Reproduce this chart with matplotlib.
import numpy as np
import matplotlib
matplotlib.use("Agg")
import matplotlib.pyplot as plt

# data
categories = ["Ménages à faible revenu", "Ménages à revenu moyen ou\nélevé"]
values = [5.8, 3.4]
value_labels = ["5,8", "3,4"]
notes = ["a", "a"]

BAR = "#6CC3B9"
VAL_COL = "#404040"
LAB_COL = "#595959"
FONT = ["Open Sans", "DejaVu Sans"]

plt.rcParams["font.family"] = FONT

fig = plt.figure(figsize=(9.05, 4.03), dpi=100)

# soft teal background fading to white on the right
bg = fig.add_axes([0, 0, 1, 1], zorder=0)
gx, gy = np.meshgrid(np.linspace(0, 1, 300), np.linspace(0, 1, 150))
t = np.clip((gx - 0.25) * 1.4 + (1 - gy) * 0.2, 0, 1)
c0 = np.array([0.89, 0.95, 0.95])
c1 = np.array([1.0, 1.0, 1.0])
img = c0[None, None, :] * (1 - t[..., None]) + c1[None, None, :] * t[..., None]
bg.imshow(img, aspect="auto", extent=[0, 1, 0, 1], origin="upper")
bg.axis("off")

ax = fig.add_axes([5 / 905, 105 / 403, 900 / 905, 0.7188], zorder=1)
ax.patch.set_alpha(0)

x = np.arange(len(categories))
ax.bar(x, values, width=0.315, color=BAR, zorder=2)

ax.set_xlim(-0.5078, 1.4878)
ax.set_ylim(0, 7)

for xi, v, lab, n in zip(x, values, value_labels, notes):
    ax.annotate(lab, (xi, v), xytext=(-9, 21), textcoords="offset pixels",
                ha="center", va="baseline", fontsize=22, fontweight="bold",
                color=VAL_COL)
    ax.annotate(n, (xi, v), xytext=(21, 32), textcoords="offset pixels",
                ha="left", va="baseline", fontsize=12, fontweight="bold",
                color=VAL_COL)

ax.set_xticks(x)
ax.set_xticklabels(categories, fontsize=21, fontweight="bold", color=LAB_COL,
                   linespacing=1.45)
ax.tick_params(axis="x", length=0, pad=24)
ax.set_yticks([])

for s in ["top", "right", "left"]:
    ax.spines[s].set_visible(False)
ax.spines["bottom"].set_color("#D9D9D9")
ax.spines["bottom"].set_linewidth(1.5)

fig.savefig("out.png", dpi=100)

##########

What needs to be done —
Return only the number of lines in the data above that include the word "matplotlib".

Worked solution —
4